En nuestro contexto me interesa menos la compleja relación entre verdad y justificación que la posibilidad de conceptuar la verdad como un caso especial de valide, en tanto este concpeto universal de validez se introduce con referencia al desempeño discursivo de pretensiones de validez. Con ello se abre un espacio conceptual en el que se puede asentar el concepto normativo, en especial el de validez moral. La rectitud de las normas morales (o declaraciones normativas universales) y los mandamientos singulares se puede comprender por analogía con la verdad asertórica. Lo que une a ambos conceptos de validez es el procedimiento por el que se desempeñan discursivamente las respectivas pretensiones de validez. Lo que los separa es la referencia al mundo social y al mundo objetivo, respectivamente.

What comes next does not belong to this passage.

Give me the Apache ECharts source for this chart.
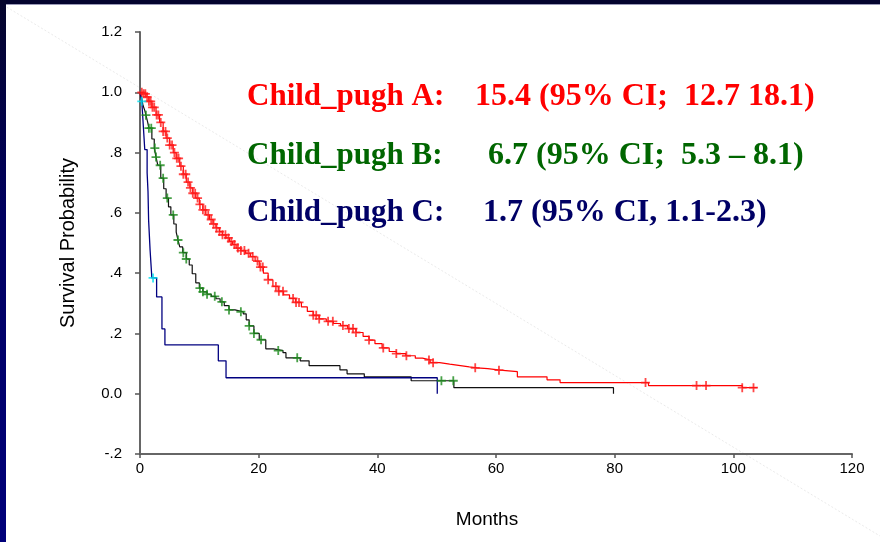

El mundo social (como totalidad de las relaciones interpersonales legítimamente reguladas), que sólo es accesible desde la perspectiva del participante, es intrínsecamente histórico y en ese sentido (si se quiere) ontológicamente constituido de otro modo que el mundo objetivo describible desde la perspectiva del observador. El mundo social se encuentra entretejido con las intenciones y concepciones, con la práctica y el lenguaje de los que lo integran. Esto vale de modo parecido para las descripciones del mundo objetivo, pero no para éste mismo. Por tanto, el desempeño discursivo de las pretensiones de verdad tiene otro significado que el de las pretensiones de validez moral: en un caso, el acuerdo alcanzado discursivamente quiere decir que se han cumplido las condiciones de verdad interpretadas como condiciones de afirmación de una proposición asertórica; en el otro caso, el acuerdo logrado discursivamente fundamenta el reconocimiento de una norma y contribuye con ello al cumplimiento de sus condiciones de validez. Mientras la aceptabilidad racional sólo anuncia la verdad de las proposiciones asertóricas, hace, en cambio, una contribución constitutiva a la validez de las normas morales. En el juicio moral la construcción y el descubrimiento se entrecruzan de un modo distinto que en el conocimiento teórico.

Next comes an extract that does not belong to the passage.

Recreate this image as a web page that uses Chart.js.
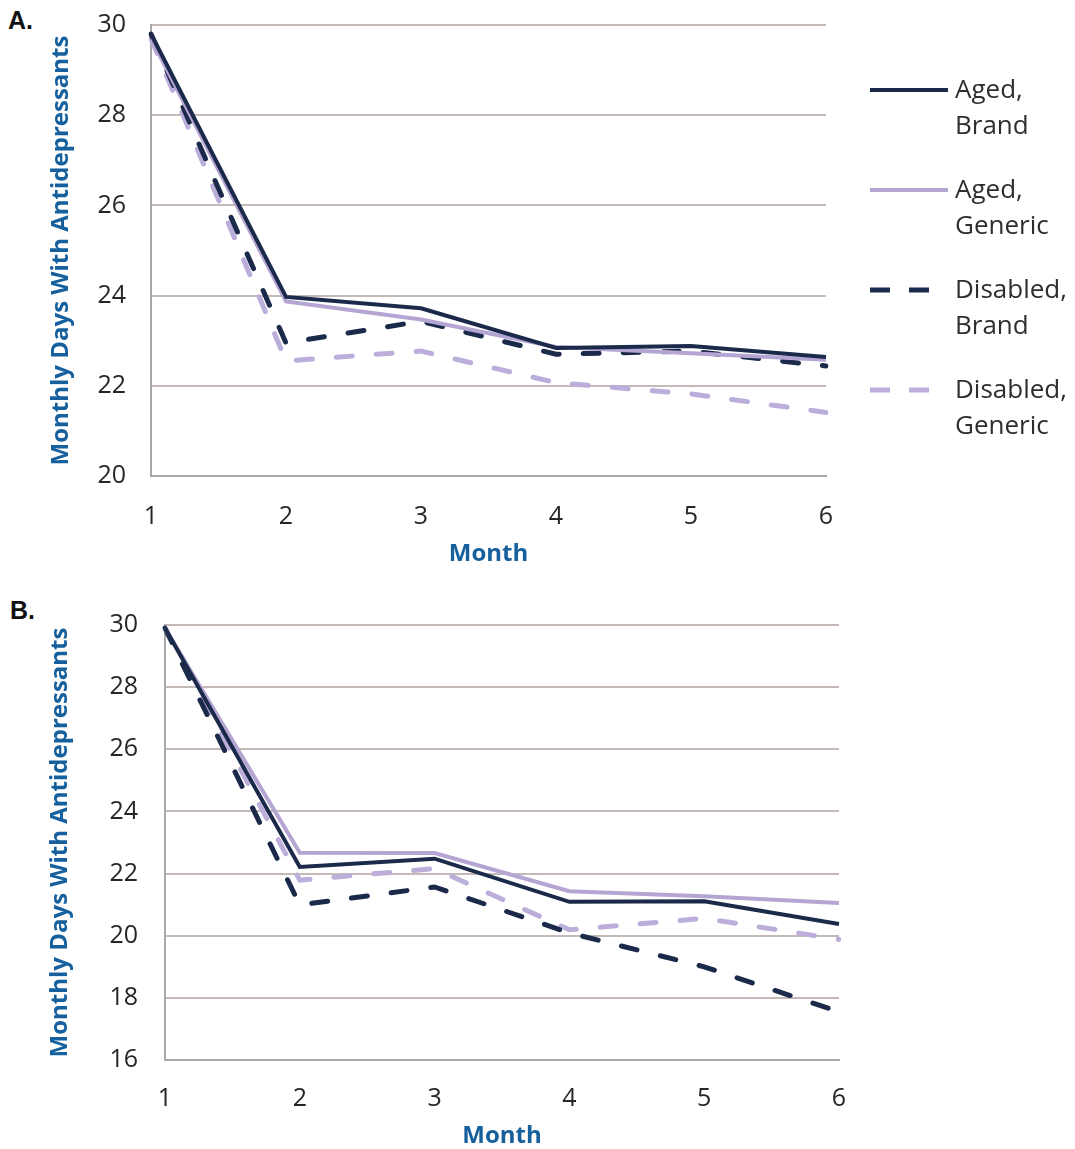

Lo que se sustrae a nuestra disposición es el punto de vista moral que se nos impone, no como una de nuestras descripciones independiente del supuesto orden moral existente. No es el mundo social como tal el que no está a nuestra disposición, sino las estructuras y procedimientos del proceso de argumentación, proceso que sirve a un tiempo a la generación y descubrimiento de las normas de una vida en común regulada rectamente. El sentido constructivista de la formación del juicio moral pensada según el modelo de la autolegislación no debe perderse, pero tampco puede destruir el sentido epistémico de las fundamentaciones morales.